Jalankan Tradisi Andingingi, Menjaga dan Menghargai Hutan
ANAK SUKU KAJANG: Sejumlah anak Suku Kajang berbaris mengikuti upacara di lapangan SDN 351 Kawasan, Desa Tanah Towa, Kecamatan Kajang, Kabupaten Bulukumba, Sulawesi Selatan, Sabtu (7/9/2024). FOTO: ANTARA FOTO/HASRUL SAID --
Mengenal Suku Kajang, Sang Penjaga Alam
Suku Kajang merupakan salah satu suku tertua yang mendiami wilayah Tanah Towa di Kabupaten Bulukumba, Sulawesi Selatan. Untuk menuju wilayah ini dibutuhkan waktu 5-6 jam dari Kota Makassar dengan jarak 197 kilometer. Sedangkan, dari kota Kabupaten Bulukumba ke kawasan adat sekitar satu jam dengan jarak sekira 36 kilometer.
---
CAHAYA matahari pagi menerobos di sela awan putih mengiringi aktifitas warga yang mulai menggeliat.
Di pasar tradisional Kajappoa yang terletak di wilayah Kajang Luar, beberapa lelaki berpakaian hitam mengenakan celana pendek, dengan sarung biru pekat melingkar di tubuh serta penutup kepala atau Passapu khas masyarakat kawasan adat, terlihat menenteng parang.
Mereka tengah menunggu tumpangan untuk bergotong royong mendirikan balla-balla persiapan ritual ruwat bumi Andingingi di dalam hutan.
BACA JUGA:Pemkot Makassar Bertekad Memajukan Digitalisasi Transaksi Pemda
BACA JUGA:Viral di Media Sosial: Warga Jual Masjid di Makassar Seharga Rp 2,5 Miliar
Lokasi pelaksanaan andingingi tahun ini disepakati berada di hutan wilayah Dusun Jannaya, masih teritorial Desa Tanah Towa. Ritual kali ini digabung dengan agenda Festival Pinisi, program Pemerintah Kabupaten Bulukumba.

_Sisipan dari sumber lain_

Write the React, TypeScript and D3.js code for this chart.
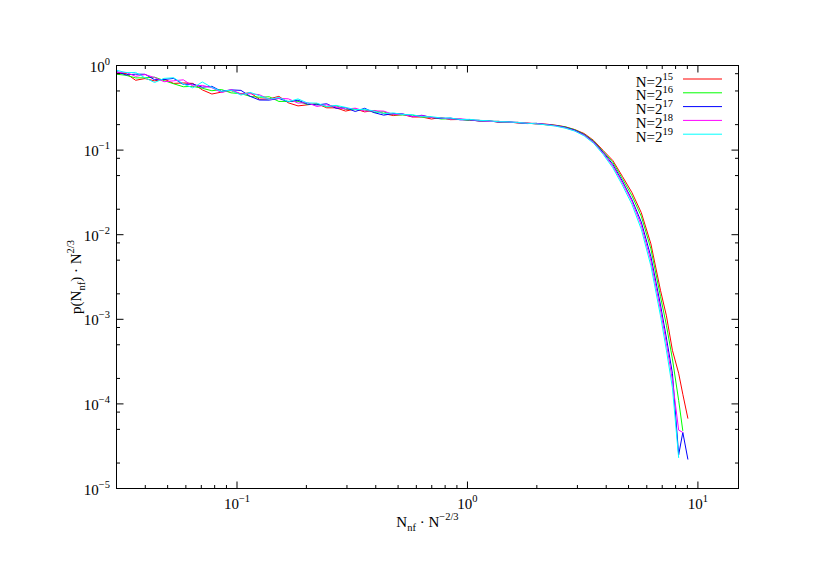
import React from "react";
import * as d3 from "d3";

const width = 830;
const height = 587;
const margin = { top: 65.5, right: 91.5, bottom: 98.5, left: 116.5 };
const font = "'Liberation Serif', 'Times New Roman', serif";
const fs = 15;
const fsSmall = 10.5;

// x grid, N_nf * N^(-2/3)
const xs = [
  0.03, 0.033, 0.0363, 0.0399, 0.0439, 0.0483, 0.0531, 0.0585, 0.0643, 0.0707,
  0.0778, 0.0856, 0.0942, 0.104, 0.114, 0.125, 0.138, 0.152, 0.167, 0.184,
  0.202, 0.222, 0.245, 0.269, 0.296, 0.326, 0.358, 0.394, 0.433, 0.477,
  0.524, 0.577, 0.634, 0.698, 0.768, 0.844, 0.929, 1.02, 1.12, 1.24,
  1.36, 1.5, 1.65, 1.81, 1.99, 2.19, 2.41, 2.65, 2.92, 3.21,
  3.53, 3.88, 4.27, 4.7, 5.17, 5.68, 6.25, 6.88, 7.3, 7.75,
  8.25, 8.6, 9.05,
];

// p(N_nf) * N^(2/3) for each system size
const n15 = [
  0.805, 0.806, 0.669, 0.701, 0.658, 0.69, 0.614, 0.622, 0.614, 0.515,
  0.46, 0.485, 0.505, 0.461, 0.477, 0.4, 0.403, 0.432, 0.362, 0.333,
  0.343, 0.355, 0.316, 0.316, 0.289, 0.307, 0.283, 0.294, 0.27, 0.256,
  0.263, 0.246, 0.246, 0.233, 0.243, 0.229, 0.23, 0.228, 0.221, 0.222,
  0.214, 0.216, 0.209, 0.21, 0.203, 0.203, 0.197, 0.189, 0.175, 0.157,
  0.13, 0.099, 0.0755, 0.049, 0.0316, 0.0182, 0.0078, 0.0022, 0.0011, 0.00043,
  0.00023, 0.00013, 0.000067,
];
const n16 = [
  0.789, 0.766, 0.714, 0.715, 0.728, 0.663, 0.608, 0.561, 0.567, 0.538,
  0.503, 0.52, 0.475, 0.465, 0.432, 0.421, 0.427, 0.376, 0.377, 0.377,
  0.346, 0.348, 0.326, 0.335, 0.302, 0.301, 0.298, 0.28, 0.283, 0.262,
  0.26, 0.259, 0.246, 0.245, 0.233, 0.234, 0.232, 0.224, 0.225, 0.218,
  0.219, 0.212, 0.213, 0.206, 0.207, 0.199, 0.196, 0.188, 0.174, 0.154,
  0.1275, 0.096, 0.072, 0.046, 0.029, 0.0165, 0.0068, 0.00186, 0.00085, 0.00034,
  0.00011, 0.000048, null,
];
const n17 = [
  0.847, 0.774, 0.79, 0.788, 0.679, 0.683, 0.704, 0.598, 0.603, 0.554,
  0.567, 0.495, 0.515, 0.508, 0.432, 0.391, 0.39, 0.408, 0.373, 0.389,
  0.35, 0.342, 0.353, 0.312, 0.317, 0.286, 0.312, 0.277, 0.259, 0.27,
  0.268, 0.249, 0.258, 0.243, 0.236, 0.239, 0.228, 0.228, 0.221, 0.221,
  0.215, 0.216, 0.211, 0.206, 0.207, 0.201, 0.195, 0.186, 0.172, 0.152,
  0.125, 0.094, 0.068, 0.043, 0.026, 0.0141, 0.0055, 0.00148, 0.0006, 0.00023,
  0.000025, 0.000046, 0.000022,
];
const n18 = [
  0.83, 0.83, 0.745, 0.781, 0.721, 0.643, 0.659, 0.677, 0.573, 0.582,
  0.546, 0.479, 0.519, 0.461, 0.464, 0.452, 0.398, 0.408, 0.404, 0.359,
  0.364, 0.328, 0.343, 0.325, 0.305, 0.313, 0.289, 0.291, 0.289, 0.264,
  0.265, 0.249, 0.255, 0.243, 0.24, 0.232, 0.235, 0.228, 0.225, 0.218,
  0.219, 0.214, 0.213, 0.208, 0.206, 0.2, 0.194, 0.184, 0.169, 0.15,
  0.1225, 0.0917, 0.065, 0.041, 0.0248, 0.0129, 0.0049, 0.00129, 0.00052, 0.00019,
  0.000049, 0.000046, null,
];
const n19 = [
  0.88, 0.822, 0.828, 0.715, 0.63, 0.704, 0.717, 0.604, 0.544, 0.638,
  0.551, 0.495, 0.51, 0.447, 0.482, 0.439, 0.398, 0.42, 0.373, 0.403,
  0.361, 0.359, 0.326, 0.338, 0.32, 0.301, 0.304, 0.289, 0.27, 0.275,
  0.263, 0.262, 0.248, 0.248, 0.24, 0.239, 0.23, 0.231, 0.225, 0.222,
  0.217, 0.216, 0.212, 0.208, 0.204, 0.199, 0.192, 0.182, 0.168, 0.147,
  0.12, 0.089, 0.062, 0.0385, 0.0229, 0.0116, 0.0043, 0.0011, 0.00043, 0.000155,
  0.000023, null, null,
];

const seriesExps = ["15", "16", "17", "18", "19"];
const seriesValues = [n15, n16, n17, n18, n19];
const seriesColors = ["#ff0000", "#00ff00", "#0000ff", "#ff00ff", "#00ffff"];

const xTickValues = [0.1, 1, 10];
const xTickExps = ["\u22121", "0", "1"];
const yTickValues = [1, 0.1, 0.01, 0.001, 0.0001, 0.00001];
const yTickExps = ["0", "\u22121", "\u22122", "\u22123", "\u22124", "\u22125"];

const x = d3
  .scaleLog()
  .domain([0.03, 15])
  .range([margin.left, width - margin.right]);
const y = d3
  .scaleLog()
  .domain([1e-5, 1])
  .range([height - margin.bottom, margin.top]);

const majorLen = 7;
const minorLen = 3.5;

function minorX() {
  const out: number[] = [];
  [0.01, 0.1, 1, 10].forEach((d) => {
    for (let m = 2; m <= 9; m++) {
      const v = d * m;
      if (v > 0.03 && v < 15) out.push(v);
    }
  });
  return out;
}

function minorY() {
  const out: number[] = [];
  [1e-6, 1e-5, 1e-4, 1e-3, 1e-2, 1e-1].forEach((d) => {
    [2, 5, 8].forEach((m) => {
      const v = d * m;
      if (v > 1e-5 && v < 1) out.push(v);
    });
  });
  return out;
}

export default function App() {
  const x0 = margin.left;
  const x1 = width - margin.right;
  const y0 = margin.top;
  const y1 = height - margin.bottom;

  const line = d3
    .line<[number, number | null]>()
    .defined((d) => d[1] != null)
    .x((d) => x(d[0]))
    .y((d) => y(d[1] as number));

  const tickStyle = { stroke: "#000", strokeWidth: 1 };

  return (
    <svg
      width={width}
      height={height}
      style={{ position: "absolute", left: 0, top: 0, background: "#fff" }}
      fontFamily={font}
    >
      {/* series */}
      {seriesValues.map((vals, i) => (
        <path
          key={seriesExps[i]}
          d={line(xs.map((xv, j) => [xv, vals[j]]) as [number, number | null][]) || ""}
          fill="none"
          stroke={seriesColors[i]}
          strokeWidth={1}
        />
      ))}

      {/* ticks */}
      {minorX().map((v) => (
        <g key={"mx" + v}>
          <line x1={x(v)} x2={x(v)} y1={y1} y2={y1 - minorLen} {...tickStyle} />
          <line x1={x(v)} x2={x(v)} y1={y0} y2={y0 + minorLen} {...tickStyle} />
        </g>
      ))}
      {xTickValues.map((v) => (
        <g key={"x" + v}>
          <line x1={x(v)} x2={x(v)} y1={y1} y2={y1 - majorLen} {...tickStyle} />
          <line x1={x(v)} x2={x(v)} y1={y0} y2={y0 + majorLen} {...tickStyle} />
        </g>
      ))}
      {minorY().map((v) => (
        <g key={"my" + v}>
          <line x1={x0} x2={x0 + minorLen} y1={y(v)} y2={y(v)} {...tickStyle} />
          <line x1={x1} x2={x1 - minorLen} y1={y(v)} y2={y(v)} {...tickStyle} />
        </g>
      ))}
      {yTickValues.map((v) => (
        <g key={"y" + v}>
          <line x1={x0} x2={x0 + majorLen} y1={y(v)} y2={y(v)} {...tickStyle} />
          <line x1={x1} x2={x1 - majorLen} y1={y(v)} y2={y(v)} {...tickStyle} />
        </g>
      ))}

      {/* frame */}
      <rect x={x0} y={y0} width={x1 - x0} height={y1 - y0} fill="none" stroke="#000" strokeWidth={1} />

      {/* tick labels */}
      {xTickValues.map((v, i) => (
        <text key={"xl" + v} x={x(v)} y={y1 + 20} textAnchor="middle" fontSize={fs}>
          10
          <tspan dy={-7} fontSize={fsSmall}>
            {xTickExps[i]}
          </tspan>
        </text>
      ))}
      {yTickValues.map((v, i) => (
        <text key={"yl" + v} x={110} y={y(v) + 6} textAnchor="end" fontSize={fs}>
          10
          <tspan dy={-7} fontSize={fsSmall}>
            {yTickExps[i]}
          </tspan>
        </text>
      ))}

      {/* axis titles */}
      <text x={(x0 + x1) / 2} y={527} textAnchor="middle" fontSize={fs}>
        N
        <tspan dy={4} fontSize={fsSmall}>nf</tspan>
        <tspan dy={-4}> · N</tspan>
        <tspan dy={-7} fontSize={fsSmall}>{"\u22122/3"}</tspan>
      </text>
      <text
        transform={`translate(81,${(y0 + y1) / 2}) rotate(-90)`}
        textAnchor="middle"
        fontSize={fs}
      >
        p(N
        <tspan dy={4} fontSize={fsSmall}>nf</tspan>
        <tspan dy={-4}>) · N</tspan>
        <tspan dy={-7} fontSize={fsSmall}>2/3</tspan>
      </text>

      {/* legend */}
      {seriesExps.map((e, i) => {
        const ly = 79 + i * 13.8;
        return (
          <g key={"lg" + e}>
            <text x={673} y={ly + 7.5} textAnchor="end" fontSize={fs}>
              N=2
              <tspan dy={-7} fontSize={fsSmall}>{e}</tspan>
            </text>
            <line x1={683} x2={722} y1={ly} y2={ly} stroke={seriesColors[i]} strokeWidth={1} />
          </g>
        );
      })}
    </svg>
  );
}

Jarak dari kantor desa ke tempat itu sekitar satu kilometer. Kepala Desa Tanah Towa Zulkarnain turut mengkomandoi pendirian balla-balla atau rumah-rumah kecil setinggi pinggang orang dewasa dengan panjang sekira 10 meter dan lebar 3 meter.
Balla-balla tersebut tanpa sekat sengaja dibuat kecil sederhana, supaya para pemangku adat maupun tetamu yang hadir memiliki posisi sama, duduk bersila. Maknanya adalah sebagai bentuk kerendahan dan kesederhanaan.
Atap untuk balla-balla itu terbuat dari alang-alang dengan tiang kayu sudah dibentuk sebagai penyangga kemudian ditancapkan ke tanah agar kokoh.
Menjelang petang, ada orang datang membawa air keramat dari sumur tua Buhung Bontopao dan Buhung Tombolo. Air tersebut selanjutnya diterima lalu didiamkan dalam wadah. Ritual adat ini disebut appalenteng ere sebagai persiapan awal andingingi.
Sekitar pukul 20.00 Wita, ritual mulai dilaksanakan dalam hutan. Pemangku adat didampingi Galla Lombo (kepala desa) beserta perempuan masyarakat adat sudah bersiap dengan duduk bersila mengenakan pakaian hitam. Suasana tempat yang diterangi cahaya lilin itu mulai terasa sakral diiringi suara jangkrik saling adu bunyi berisik.